Dataset section:
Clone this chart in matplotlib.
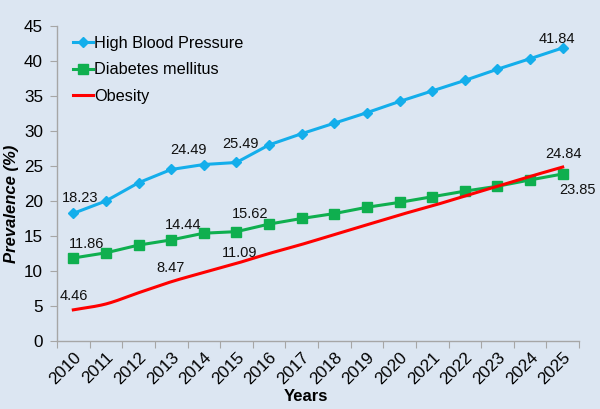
import numpy as np
import matplotlib
matplotlib.use("Agg")
import matplotlib.pyplot as plt

years = [str(y) for y in range(2010, 2026)]
hbp = [18.23, 20.0, 22.6, 24.49, 25.2, 25.49, 28.0, 29.6, 31.1, 32.6, 34.2, 35.7, 37.2, 38.8, 40.3, 41.84]
diabetes = [11.86, 12.6, 13.7, 14.44, 15.4, 15.62, 16.7, 17.5, 18.2, 19.1, 19.8, 20.6, 21.4, 22.1, 23.0, 23.85]
obesity = [4.46, 5.3, 6.9, 8.47, 9.8, 11.09, 12.5, 13.8, 15.2, 16.6, 18.0, 19.3, 20.7, 22.1, 23.5, 24.84]

# labelled points: (index, dx_px, dy_px)
labels_hbp = [(0, 7, 15), (3, 17, 19), (5, 4, 18), (15, -6, 9)]
labels_dm = [(0, 13, 14), (3, 12, 15), (5, 14, 18), (15, 15, -16)]
labels_ob = [(0, 0, 14), (3, -1, 14), (5, 3, 10), (15, 1, 13)]

plt.rcParams['font.family'] = ['Liberation Sans', 'DejaVu Sans']
bg = '#DCE6F2'
fig = plt.figure(figsize=(6, 4.09), dpi=100, facecolor=bg)
ax = fig.add_axes([0.095, 0.166, 0.87, 0.771], facecolor=bg)

x = np.arange(len(years)) + 0.5

def smooth(xs, ys, n=20):
    xs = np.asarray(xs, float); ys = np.asarray(ys, float)
    px = np.concatenate([[2*xs[0]-xs[1]], xs, [2*xs[-1]-xs[-2]]])
    py = np.concatenate([[2*ys[0]-ys[1]], ys, [2*ys[-1]-ys[-2]]])
    ox, oy = [], []
    for i in range(1, len(px)-2):
        t = np.linspace(0, 1, n, endpoint=False)
        for arr, out in ((px, ox), (py, oy)):
            p0, p1, p2, p3 = arr[i-1], arr[i], arr[i+1], arr[i+2]
            out.extend(0.5*((2*p1) + (-p0+p2)*t + (2*p0-5*p1+4*p2-p3)*t**2 + (-p0+3*p1-3*p2+p3)*t**3))
    ox.append(xs[-1]); oy.append(ys[-1])
    return np.array(ox), np.array(oy)

blue = '#14AEEB'; green = '#0FAF4F'; red = '#FF0000'
ax.plot(x, hbp, color=blue, lw=2.2, marker='D', ms=5.5, label='High Blood Pressure', zorder=3)
ax.plot(x, diabetes, color=green, lw=2.2, marker='s', ms=7.5, label='Diabetes mellitus', zorder=3)
sx, sy = smooth(x, obesity)
ax.plot(sx, sy, color=red, lw=2.2, label='Obesity', zorder=3)

for series, labs in ((hbp, labels_hbp), (diabetes, labels_dm), (obesity, labels_ob)):
    for i, dx, dy in labs:
        ax.annotate(f"{series[i]:.2f}", (x[i], series[i]), xytext=(dx*0.72, dy*0.72),
                    textcoords='offset points', ha='center', va='center', fontsize=10.5, color='#111111')

ax.set_xlim(0, len(years))
ax.set_ylim(0, 45)
ax.set_yticks(np.arange(0, 46, 5))
ax.set_xticks(np.arange(len(years)+1))
ax.set_xticklabels([])
ax.set_xticks(x, minor=True)
ax.set_xticklabels(years, minor=True, rotation=45, ha='right', va='top', rotation_mode='anchor', fontsize=12.3)
ax.tick_params(axis='x', which='minor', length=0, pad=6)
ax.tick_params(axis='x', which='major', length=5, color='#A6A6A6', direction='out')
ax.tick_params(axis='y', length=5, color='#A6A6A6', labelsize=12.3, pad=5)
for s in ('top', 'right'):
    ax.spines[s].set_visible(False)
for s in ('left', 'bottom'):
    ax.spines[s].set_color('#A6A6A6')
    ax.spines[s].set_linewidth(1.0)

ax.set_xlabel('Years', fontsize=12, fontweight='bold')
ax.xaxis.set_label_coords(0.477, -0.152)
ax.set_ylabel('Prevalence (%)', fontsize=12, fontweight='bold', style='italic')
ax.yaxis.set_label_coords(-0.073, 0.434)

leg = ax.legend(loc='upper left', bbox_to_anchor=(0.012, 1.0), frameon=False, fontsize=11.7,
                handlelength=1.25, handletextpad=0.05, labelspacing=0.72, borderaxespad=0.2)

fig.savefig('out.png', dpi=100, facecolor=bg)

Your objective: Copy the data word for word. Pictures do not go in the copy.

Task answer:
Clone this chart in matplotlib.
import numpy as np
import matplotlib
matplotlib.use("Agg")
import matplotlib.pyplot as plt

years = [str(y) for y in range(2010, 2026)]
hbp = [18.23, 20.0, 22.6, 24.49, 25.2, 25.49, 28.0, 29.6, 31.1, 32.6, 34.2, 35.7, 37.2, 38.8, 40.3, 41.84]
diabetes = [11.86, 12.6, 13.7, 14.44, 15.4, 15.62, 16.7, 17.5, 18.2, 19.1, 19.8, 20.6, 21.4, 22.1, 23.0, 23.85]
obesity = [4.46, 5.3, 6.9, 8.47, 9.8, 11.09, 12.5, 13.8, 15.2, 16.6, 18.0, 19.3, 20.7, 22.1, 23.5, 24.84]

# labelled points: (index, dx_px, dy_px)
labels_hbp = [(0, 7, 15), (3, 17, 19), (5, 4, 18), (15, -6, 9)]
labels_dm = [(0, 13, 14), (3, 12, 15), (5, 14, 18), (15, 15, -16)]
labels_ob = [(0, 0, 14), (3, -1, 14), (5, 3, 10), (15, 1, 13)]

plt.rcParams['font.family'] = ['Liberation Sans', 'DejaVu Sans']
bg = '#DCE6F2'
fig = plt.figure(figsize=(6, 4.09), dpi=100, facecolor=bg)
ax = fig.add_axes([0.095, 0.166, 0.87, 0.771], facecolor=bg)

x = np.arange(len(years)) + 0.5

def smooth(xs, ys, n=20):
    xs = np.asarray(xs, float); ys = np.asarray(ys, float)
    px = np.concatenate([[2*xs[0]-xs[1]], xs, [2*xs[-1]-xs[-2]]])
    py = np.concatenate([[2*ys[0]-ys[1]], ys, [2*ys[-1]-ys[-2]]])
    ox, oy = [], []
    for i in range(1, len(px)-2):
        t = np.linspace(0, 1, n, endpoint=False)
        for arr, out in ((px, ox), (py, oy)):
            p0, p1, p2, p3 = arr[i-1], arr[i], arr[i+1], arr[i+2]
            out.extend(0.5*((2*p1) + (-p0+p2)*t + (2*p0-5*p1+4*p2-p3)*t**2 + (-p0+3*p1-3*p2+p3)*t**3))
    ox.append(xs[-1]); oy.append(ys[-1])
    return np.array(ox), np.array(oy)

blue = '#14AEEB'; green = '#0FAF4F'; red = '#FF0000'
ax.plot(x, hbp, color=blue, lw=2.2, marker='D', ms=5.5, label='High Blood Pressure', zorder=3)
ax.plot(x, diabetes, color=green, lw=2.2, marker='s', ms=7.5, label='Diabetes mellitus', zorder=3)
sx, sy = smooth(x, obesity)
ax.plot(sx, sy, color=red, lw=2.2, label='Obesity', zorder=3)

for series, labs in ((hbp, labels_hbp), (diabetes, labels_dm), (obesity, labels_ob)):
    for i, dx, dy in labs:
        ax.annotate(f"{series[i]:.2f}", (x[i], series[i]), xytext=(dx*0.72, dy*0.72),
                    textcoords='offset points', ha='center', va='center', fontsize=10.5, color='#111111')

ax.set_xlim(0, len(years))
ax.set_ylim(0, 45)
ax.set_yticks(np.arange(0, 46, 5))
ax.set_xticks(np.arange(len(years)+1))
ax.set_xticklabels([])
ax.set_xticks(x, minor=True)
ax.set_xticklabels(years, minor=True, rotation=45, ha='right', va='top', rotation_mode='anchor', fontsize=12.3)
ax.tick_params(axis='x', which='minor', length=0, pad=6)
ax.tick_params(axis='x', which='major', length=5, color='#A6A6A6', direction='out')
ax.tick_params(axis='y', length=5, color='#A6A6A6', labelsize=12.3, pad=5)
for s in ('top', 'right'):
    ax.spines[s].set_visible(False)
for s in ('left', 'bottom'):
    ax.spines[s].set_color('#A6A6A6')
    ax.spines[s].set_linewidth(1.0)

ax.set_xlabel('Years', fontsize=12, fontweight='bold')
ax.xaxis.set_label_coords(0.477, -0.152)
ax.set_ylabel('Prevalence (%)', fontsize=12, fontweight='bold', style='italic')
ax.yaxis.set_label_coords(-0.073, 0.434)

leg = ax.legend(loc='upper left', bbox_to_anchor=(0.012, 1.0), frameon=False, fontsize=11.7,
                handlelength=1.25, handletextpad=0.05, labelspacing=0.72, borderaxespad=0.2)

fig.savefig('out.png', dpi=100, facecolor=bg)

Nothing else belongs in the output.